In 1973, Bourgeois started teaching at the Pratt Institute, Cooper Union, Brooklyn College and the New York Studio School of Drawing, Painting & Sculpture. From 1974 until 1977, she worked at the School of Visual Arts in New York where she taught printmaking and sculpture. She also taught for many years in the public schools in Great Neck, Long Island. In 1978 Bourgeois was commissioned by the General Services Administration to create Facets of the Sun, her first public sculpture. The work was installed outside of a federal building in Manchester, New Hampshire.

With the advent of the 1980s recognition finally materialized for Bourgeois. At the age of 70, Bourgeois received her first retrospective in 1982, by the Museum of Modern Art in New York City. Until then, she had been a peripheral figure in art whose work was more admired than acclaimed. The New York Times said at the time that that “her work is charged with tenderness and violence, acceptance and defiance, ambivalence and conviction”. Bourgeois had another retrospective in 1989 at Documenta 9 in Kassel, Germany.
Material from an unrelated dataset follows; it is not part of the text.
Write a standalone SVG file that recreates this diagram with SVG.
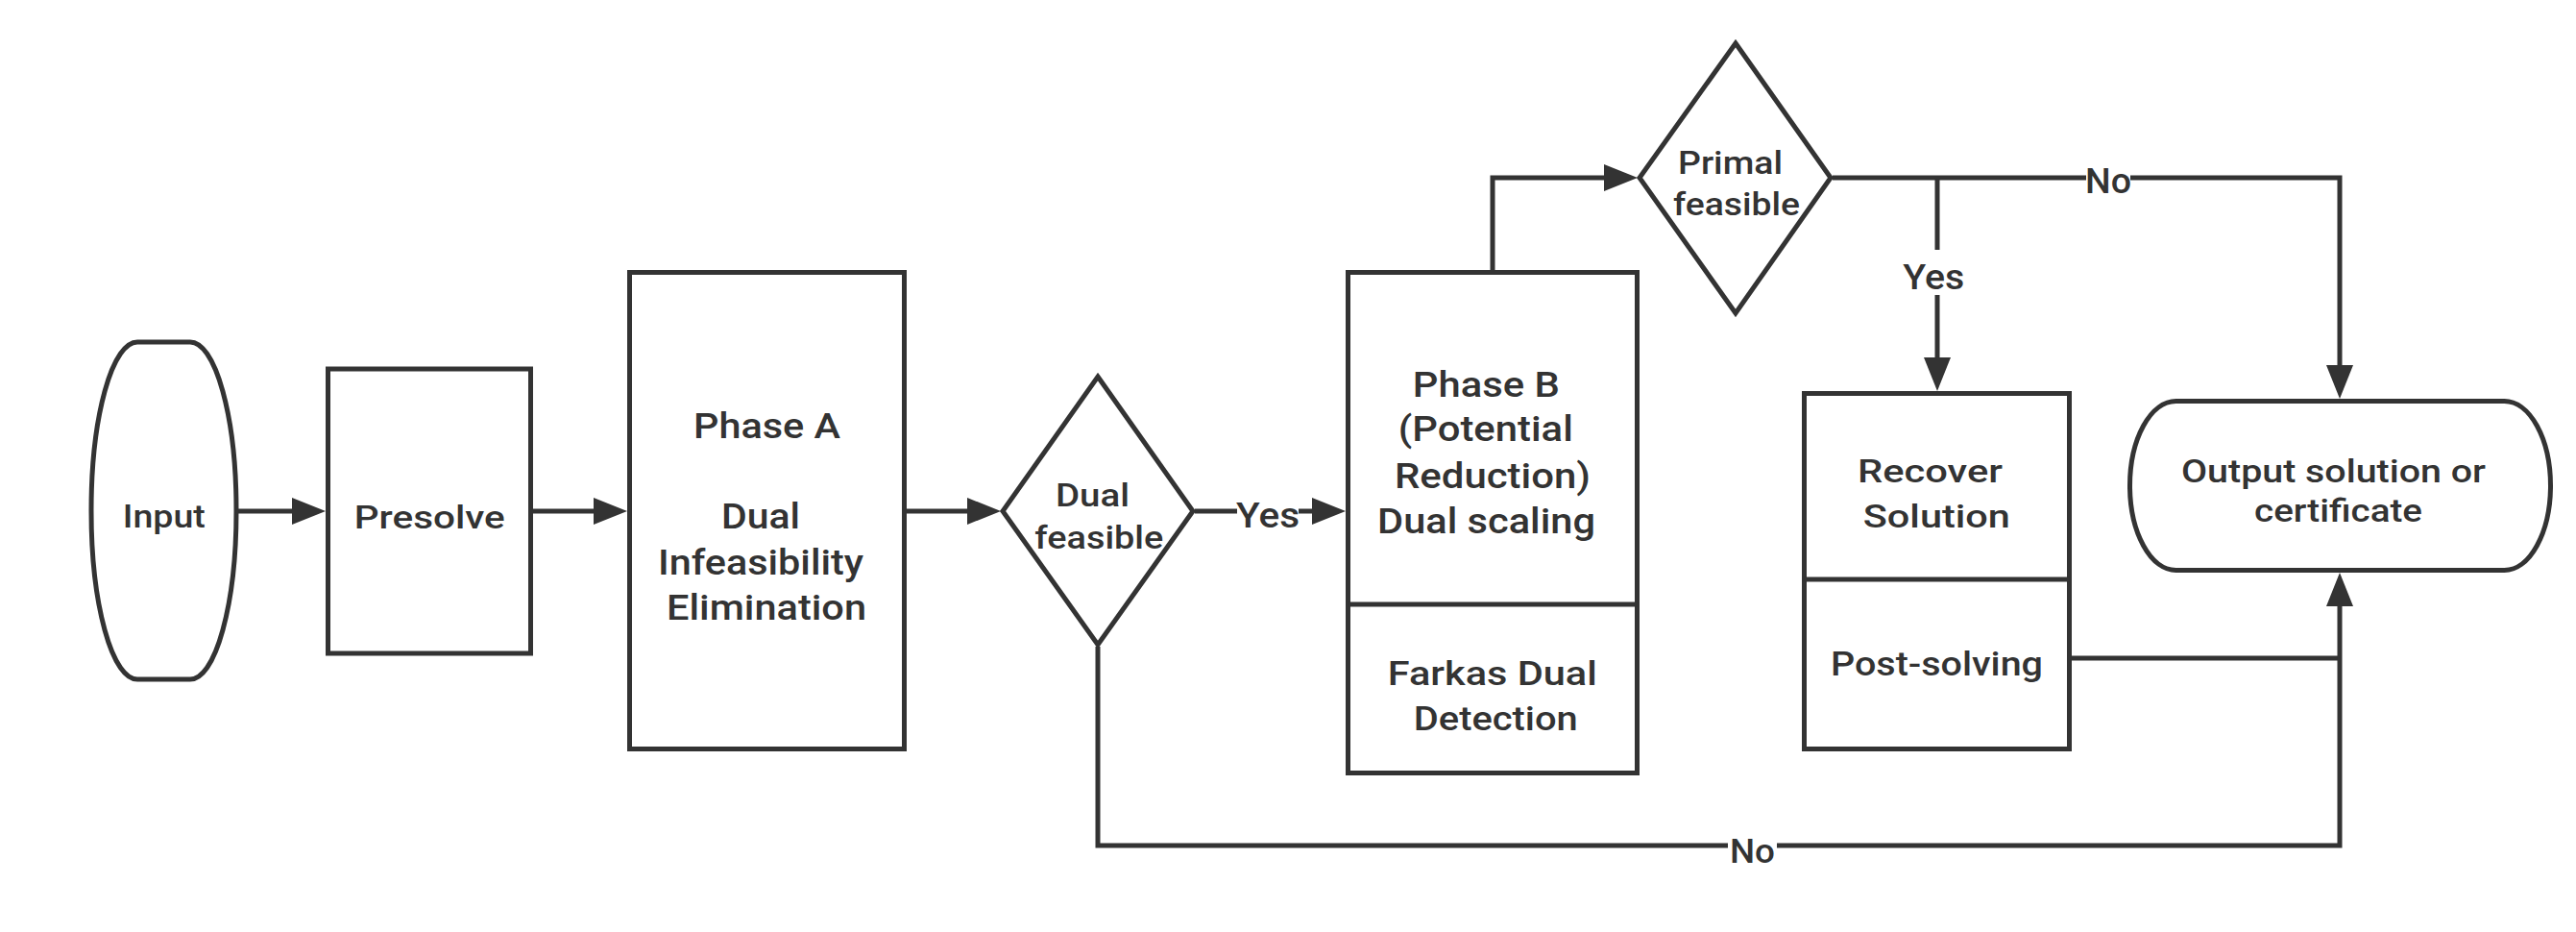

Between the years of 1984 and 1986, Bourgeois created a series of sculptures all under the title Nature Study which continued her lifetime commitment of challenging patriarchal standards and traditional methods of femininity in art. In 2010, the last year of her life, Bourgeois used her art to speak up for lesbian, gay, bisexual and transgender (LGBT) equality. She created the piece I Do, depicting two flowers growing from one stem, to benefit the nonprofit organization Freedom to Marry. Bourgeois has said “Everyone should have the right to marry. To make a commitment to love someone forever is a beautiful thing.” Bourgeois had a history of activism on behalf of LGBT equality, having created artwork for the AIDS activist organization ACT UP in 1993.

Bourgeois died of heart failure on 31 May 2010, at the Beth Israel Medical Center in Manhattan, New York. She had continued to create artwork until her death, her last pieces being finished the week before.